::: GIVEN INFORMATION :::

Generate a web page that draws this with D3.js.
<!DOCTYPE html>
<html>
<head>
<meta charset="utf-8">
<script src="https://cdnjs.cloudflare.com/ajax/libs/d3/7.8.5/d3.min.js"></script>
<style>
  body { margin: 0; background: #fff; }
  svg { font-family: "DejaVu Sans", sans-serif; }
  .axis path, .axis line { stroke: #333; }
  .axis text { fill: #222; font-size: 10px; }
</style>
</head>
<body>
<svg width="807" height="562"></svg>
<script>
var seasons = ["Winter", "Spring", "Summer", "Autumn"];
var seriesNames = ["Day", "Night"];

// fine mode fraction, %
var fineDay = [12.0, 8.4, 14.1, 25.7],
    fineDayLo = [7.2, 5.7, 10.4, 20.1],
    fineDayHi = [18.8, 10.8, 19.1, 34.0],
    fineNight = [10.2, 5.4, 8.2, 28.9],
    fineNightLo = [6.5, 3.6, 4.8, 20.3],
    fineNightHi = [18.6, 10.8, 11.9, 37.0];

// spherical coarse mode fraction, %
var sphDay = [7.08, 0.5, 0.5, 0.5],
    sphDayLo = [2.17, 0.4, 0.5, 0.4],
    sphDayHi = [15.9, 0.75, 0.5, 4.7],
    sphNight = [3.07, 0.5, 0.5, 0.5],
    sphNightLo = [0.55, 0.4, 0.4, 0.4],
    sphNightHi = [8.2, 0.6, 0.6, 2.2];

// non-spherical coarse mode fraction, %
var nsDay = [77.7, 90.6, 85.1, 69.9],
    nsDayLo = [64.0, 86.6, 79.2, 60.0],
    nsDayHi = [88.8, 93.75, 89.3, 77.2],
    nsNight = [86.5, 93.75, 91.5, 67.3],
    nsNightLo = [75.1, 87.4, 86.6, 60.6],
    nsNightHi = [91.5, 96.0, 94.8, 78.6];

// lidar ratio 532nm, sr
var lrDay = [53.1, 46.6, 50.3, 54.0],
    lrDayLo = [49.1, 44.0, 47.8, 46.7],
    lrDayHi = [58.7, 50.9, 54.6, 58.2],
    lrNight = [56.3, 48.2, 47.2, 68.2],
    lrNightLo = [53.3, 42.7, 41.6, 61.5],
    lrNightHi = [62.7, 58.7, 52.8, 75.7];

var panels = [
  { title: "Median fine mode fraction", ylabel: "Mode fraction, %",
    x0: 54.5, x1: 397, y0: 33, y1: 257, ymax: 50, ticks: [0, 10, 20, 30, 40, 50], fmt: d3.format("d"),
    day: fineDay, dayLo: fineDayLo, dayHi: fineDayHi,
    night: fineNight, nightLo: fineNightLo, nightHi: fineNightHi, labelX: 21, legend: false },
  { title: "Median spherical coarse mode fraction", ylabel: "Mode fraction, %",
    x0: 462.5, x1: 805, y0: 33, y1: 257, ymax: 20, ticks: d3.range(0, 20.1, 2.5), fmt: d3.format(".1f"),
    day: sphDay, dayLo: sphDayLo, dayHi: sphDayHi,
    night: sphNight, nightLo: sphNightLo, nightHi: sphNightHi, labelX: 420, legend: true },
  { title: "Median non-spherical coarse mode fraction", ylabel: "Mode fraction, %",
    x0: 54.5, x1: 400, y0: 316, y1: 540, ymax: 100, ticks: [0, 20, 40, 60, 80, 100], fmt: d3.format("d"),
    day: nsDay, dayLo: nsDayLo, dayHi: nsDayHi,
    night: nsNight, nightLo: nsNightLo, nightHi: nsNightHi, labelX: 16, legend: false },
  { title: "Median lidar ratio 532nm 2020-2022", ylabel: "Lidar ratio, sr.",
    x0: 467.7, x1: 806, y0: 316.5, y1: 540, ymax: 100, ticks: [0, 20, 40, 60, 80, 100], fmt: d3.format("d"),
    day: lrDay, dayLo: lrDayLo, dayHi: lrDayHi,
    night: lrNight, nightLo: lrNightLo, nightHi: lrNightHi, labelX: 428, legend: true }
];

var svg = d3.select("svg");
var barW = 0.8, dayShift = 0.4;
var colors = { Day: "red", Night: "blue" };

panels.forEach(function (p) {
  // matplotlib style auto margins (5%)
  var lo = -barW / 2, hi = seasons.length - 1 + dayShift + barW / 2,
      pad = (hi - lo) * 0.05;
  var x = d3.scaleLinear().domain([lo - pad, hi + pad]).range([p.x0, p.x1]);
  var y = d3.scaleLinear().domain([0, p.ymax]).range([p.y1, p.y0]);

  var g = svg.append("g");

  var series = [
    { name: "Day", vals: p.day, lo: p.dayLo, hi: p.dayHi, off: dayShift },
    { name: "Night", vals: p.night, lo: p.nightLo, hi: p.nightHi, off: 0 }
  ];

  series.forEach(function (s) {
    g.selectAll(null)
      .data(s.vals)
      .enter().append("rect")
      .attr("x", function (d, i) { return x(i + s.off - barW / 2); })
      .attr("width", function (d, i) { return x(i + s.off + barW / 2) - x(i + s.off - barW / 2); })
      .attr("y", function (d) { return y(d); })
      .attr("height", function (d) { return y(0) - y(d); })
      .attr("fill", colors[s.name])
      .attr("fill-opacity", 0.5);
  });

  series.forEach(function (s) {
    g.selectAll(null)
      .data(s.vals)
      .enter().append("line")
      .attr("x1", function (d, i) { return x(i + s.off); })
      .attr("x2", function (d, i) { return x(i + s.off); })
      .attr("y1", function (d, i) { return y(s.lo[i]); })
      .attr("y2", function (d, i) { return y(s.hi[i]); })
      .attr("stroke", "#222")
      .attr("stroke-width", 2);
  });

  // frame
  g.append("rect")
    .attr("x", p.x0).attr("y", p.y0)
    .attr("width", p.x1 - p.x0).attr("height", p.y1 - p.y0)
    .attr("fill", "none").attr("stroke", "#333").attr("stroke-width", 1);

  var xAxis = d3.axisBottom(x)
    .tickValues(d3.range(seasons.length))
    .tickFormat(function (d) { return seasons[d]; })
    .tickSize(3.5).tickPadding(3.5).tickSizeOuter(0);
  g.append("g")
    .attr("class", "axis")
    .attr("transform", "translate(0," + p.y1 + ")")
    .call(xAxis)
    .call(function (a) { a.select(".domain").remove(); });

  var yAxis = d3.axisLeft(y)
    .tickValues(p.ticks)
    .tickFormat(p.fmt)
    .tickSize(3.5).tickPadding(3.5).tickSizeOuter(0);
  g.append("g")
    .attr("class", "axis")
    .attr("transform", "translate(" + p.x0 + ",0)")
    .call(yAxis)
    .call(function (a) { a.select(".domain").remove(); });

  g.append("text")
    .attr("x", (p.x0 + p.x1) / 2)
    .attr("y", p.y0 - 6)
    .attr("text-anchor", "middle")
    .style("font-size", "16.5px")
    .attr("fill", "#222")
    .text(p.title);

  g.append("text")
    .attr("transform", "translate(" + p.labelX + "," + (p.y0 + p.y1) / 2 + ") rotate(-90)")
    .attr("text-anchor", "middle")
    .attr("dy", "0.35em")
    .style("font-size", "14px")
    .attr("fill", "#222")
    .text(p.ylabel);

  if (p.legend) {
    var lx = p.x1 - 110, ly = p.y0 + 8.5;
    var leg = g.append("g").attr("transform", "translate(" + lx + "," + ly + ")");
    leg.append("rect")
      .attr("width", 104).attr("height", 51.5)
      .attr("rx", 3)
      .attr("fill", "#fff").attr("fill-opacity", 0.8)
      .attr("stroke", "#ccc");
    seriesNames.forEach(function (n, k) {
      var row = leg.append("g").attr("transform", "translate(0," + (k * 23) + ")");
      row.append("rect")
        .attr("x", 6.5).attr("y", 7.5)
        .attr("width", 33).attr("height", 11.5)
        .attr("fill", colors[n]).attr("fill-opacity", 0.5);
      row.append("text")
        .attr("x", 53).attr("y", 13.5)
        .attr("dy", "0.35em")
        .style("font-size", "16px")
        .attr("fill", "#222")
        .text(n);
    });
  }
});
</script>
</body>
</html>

:::

### [DIRECTIONS]
Write out the listing's lines exactly, from its first line through the line that contains "lrNightHi = [62.7, 58.7, 52.8, 75.7];", and stop there.

### [ANSWER TO THIS PROBLEM]
Generate a web page that draws this with D3.js.
<!DOCTYPE html>
<html>
<head>
<meta charset="utf-8">
<script src="https://cdnjs.cloudflare.com/ajax/libs/d3/7.8.5/d3.min.js"></script>
<style>
  body { margin: 0; background: #fff; }
  svg { font-family: "DejaVu Sans", sans-serif; }
  .axis path, .axis line { stroke: #333; }
  .axis text { fill: #222; font-size: 10px; }
</style>
</head>
<body>
<svg width="807" height="562"></svg>
<script>
var seasons = ["Winter", "Spring", "Summer", "Autumn"];
var seriesNames = ["Day", "Night"];

// fine mode fraction, %
var fineDay = [12.0, 8.4, 14.1, 25.7],
    fineDayLo = [7.2, 5.7, 10.4, 20.1],
    fineDayHi = [18.8, 10.8, 19.1, 34.0],
    fineNight = [10.2, 5.4, 8.2, 28.9],
    fineNightLo = [6.5, 3.6, 4.8, 20.3],
    fineNightHi = [18.6, 10.8, 11.9, 37.0];

// spherical coarse mode fraction, %
var sphDay = [7.08, 0.5, 0.5, 0.5],
    sphDayLo = [2.17, 0.4, 0.5, 0.4],
    sphDayHi = [15.9, 0.75, 0.5, 4.7],
    sphNight = [3.07, 0.5, 0.5, 0.5],
    sphNightLo = [0.55, 0.4, 0.4, 0.4],
    sphNightHi = [8.2, 0.6, 0.6, 2.2];

// non-spherical coarse mode fraction, %
var nsDay = [77.7, 90.6, 85.1, 69.9],
    nsDayLo = [64.0, 86.6, 79.2, 60.0],
    nsDayHi = [88.8, 93.75, 89.3, 77.2],
    nsNight = [86.5, 93.75, 91.5, 67.3],
    nsNightLo = [75.1, 87.4, 86.6, 60.6],
    nsNightHi = [91.5, 96.0, 94.8, 78.6];

// lidar ratio 532nm, sr
var lrDay = [53.1, 46.6, 50.3, 54.0],
    lrDayLo = [49.1, 44.0, 47.8, 46.7],
    lrDayHi = [58.7, 50.9, 54.6, 58.2],
    lrNight = [56.3, 48.2, 47.2, 68.2],
    lrNightLo = [53.3, 42.7, 41.6, 61.5],
    lrNightHi = [62.7, 58.7, 52.8, 75.7];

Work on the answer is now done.